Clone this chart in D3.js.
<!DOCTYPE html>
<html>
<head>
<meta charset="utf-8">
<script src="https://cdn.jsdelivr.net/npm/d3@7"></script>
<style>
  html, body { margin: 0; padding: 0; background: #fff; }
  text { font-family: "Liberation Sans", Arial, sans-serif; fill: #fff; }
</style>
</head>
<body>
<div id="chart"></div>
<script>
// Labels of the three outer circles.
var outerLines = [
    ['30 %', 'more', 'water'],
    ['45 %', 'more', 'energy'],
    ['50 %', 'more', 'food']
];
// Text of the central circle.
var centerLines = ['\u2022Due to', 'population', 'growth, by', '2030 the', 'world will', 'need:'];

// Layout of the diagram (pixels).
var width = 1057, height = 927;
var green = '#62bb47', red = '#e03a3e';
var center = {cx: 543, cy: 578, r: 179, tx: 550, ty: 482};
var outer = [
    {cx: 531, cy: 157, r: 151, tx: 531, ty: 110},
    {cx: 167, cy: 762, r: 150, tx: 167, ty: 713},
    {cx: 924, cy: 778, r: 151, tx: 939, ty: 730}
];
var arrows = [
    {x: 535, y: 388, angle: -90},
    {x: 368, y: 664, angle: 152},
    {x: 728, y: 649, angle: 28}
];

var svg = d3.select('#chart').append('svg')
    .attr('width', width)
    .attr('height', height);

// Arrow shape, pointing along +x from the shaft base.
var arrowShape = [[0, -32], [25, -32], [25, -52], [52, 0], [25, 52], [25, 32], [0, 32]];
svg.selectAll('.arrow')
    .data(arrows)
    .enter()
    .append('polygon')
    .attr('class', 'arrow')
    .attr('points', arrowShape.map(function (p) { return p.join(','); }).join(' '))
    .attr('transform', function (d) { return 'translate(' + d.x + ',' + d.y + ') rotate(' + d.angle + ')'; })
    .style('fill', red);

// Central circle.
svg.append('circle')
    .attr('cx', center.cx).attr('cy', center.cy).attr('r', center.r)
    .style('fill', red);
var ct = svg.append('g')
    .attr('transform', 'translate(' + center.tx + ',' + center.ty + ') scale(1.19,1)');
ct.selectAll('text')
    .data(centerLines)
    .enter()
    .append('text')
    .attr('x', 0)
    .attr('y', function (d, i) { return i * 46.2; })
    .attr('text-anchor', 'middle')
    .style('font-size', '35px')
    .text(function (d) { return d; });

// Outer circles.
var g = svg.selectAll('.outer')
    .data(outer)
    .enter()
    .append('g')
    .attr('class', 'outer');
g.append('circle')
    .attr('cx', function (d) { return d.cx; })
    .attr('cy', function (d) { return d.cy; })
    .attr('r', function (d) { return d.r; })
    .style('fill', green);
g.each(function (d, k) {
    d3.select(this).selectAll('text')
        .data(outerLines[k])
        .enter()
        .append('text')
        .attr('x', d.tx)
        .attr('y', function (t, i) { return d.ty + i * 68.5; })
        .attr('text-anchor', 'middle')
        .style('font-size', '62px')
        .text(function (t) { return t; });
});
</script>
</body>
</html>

• • • •

WORK TO DO: Give back the whole listing, word for word.

ANSWER BELOW:
Clone this chart in D3.js.
<!DOCTYPE html>
<html>
<head>
<meta charset="utf-8">
<script src="https://cdn.jsdelivr.net/npm/d3@7"></script>
<style>
  html, body { margin: 0; padding: 0; background: #fff; }
  text { font-family: "Liberation Sans", Arial, sans-serif; fill: #fff; }
</style>
</head>
<body>
<div id="chart"></div>
<script>
// Labels of the three outer circles.
var outerLines = [
    ['30 %', 'more', 'water'],
    ['45 %', 'more', 'energy'],
    ['50 %', 'more', 'food']
];
// Text of the central circle.
var centerLines = ['\u2022Due to', 'population', 'growth, by', '2030 the', 'world will', 'need:'];

// Layout of the diagram (pixels).
var width = 1057, height = 927;
var green = '#62bb47', red = '#e03a3e';
var center = {cx: 543, cy: 578, r: 179, tx: 550, ty: 482};
var outer = [
    {cx: 531, cy: 157, r: 151, tx: 531, ty: 110},
    {cx: 167, cy: 762, r: 150, tx: 167, ty: 713},
    {cx: 924, cy: 778, r: 151, tx: 939, ty: 730}
];
var arrows = [
    {x: 535, y: 388, angle: -90},
    {x: 368, y: 664, angle: 152},
    {x: 728, y: 649, angle: 28}
];

var svg = d3.select('#chart').append('svg')
    .attr('width', width)
    .attr('height', height);

// Arrow shape, pointing along +x from the shaft base.
var arrowShape = [[0, -32], [25, -32], [25, -52], [52, 0], [25, 52], [25, 32], [0, 32]];
svg.selectAll('.arrow')
    .data(arrows)
    .enter()
    .append('polygon')
    .attr('class', 'arrow')
    .attr('points', arrowShape.map(function (p) { return p.join(','); }).join(' '))
    .attr('transform', function (d) { return 'translate(' + d.x + ',' + d.y + ') rotate(' + d.angle + ')'; })
    .style('fill', red);

// Central circle.
svg.append('circle')
    .attr('cx', center.cx).attr('cy', center.cy).attr('r', center.r)
    .style('fill', red);
var ct = svg.append('g')
    .attr('transform', 'translate(' + center.tx + ',' + center.ty + ') scale(1.19,1)');
ct.selectAll('text')
    .data(centerLines)
    .enter()
    .append('text')
    .attr('x', 0)
    .attr('y', function (d, i) { return i * 46.2; })
    .attr('text-anchor', 'middle')
    .style('font-size', '35px')
    .text(function (d) { return d; });

// Outer circles.
var g = svg.selectAll('.outer')
    .data(outer)
    .enter()
    .append('g')
    .attr('class', 'outer');
g.append('circle')
    .attr('cx', function (d) { return d.cx; })
    .attr('cy', function (d) { return d.cy; })
    .attr('r', function (d) { return d.r; })
    .style('fill', green);
g.each(function (d, k) {
    d3.select(this).selectAll('text')
        .data(outerLines[k])
        .enter()
        .append('text')
        .attr('x', d.tx)
        .attr('y', function (t, i) { return d.ty + i * 68.5; })
        .attr('text-anchor', 'middle')
        .style('font-size', '62px')
        .text(function (t) { return t; });
});
</script>
</body>
</html>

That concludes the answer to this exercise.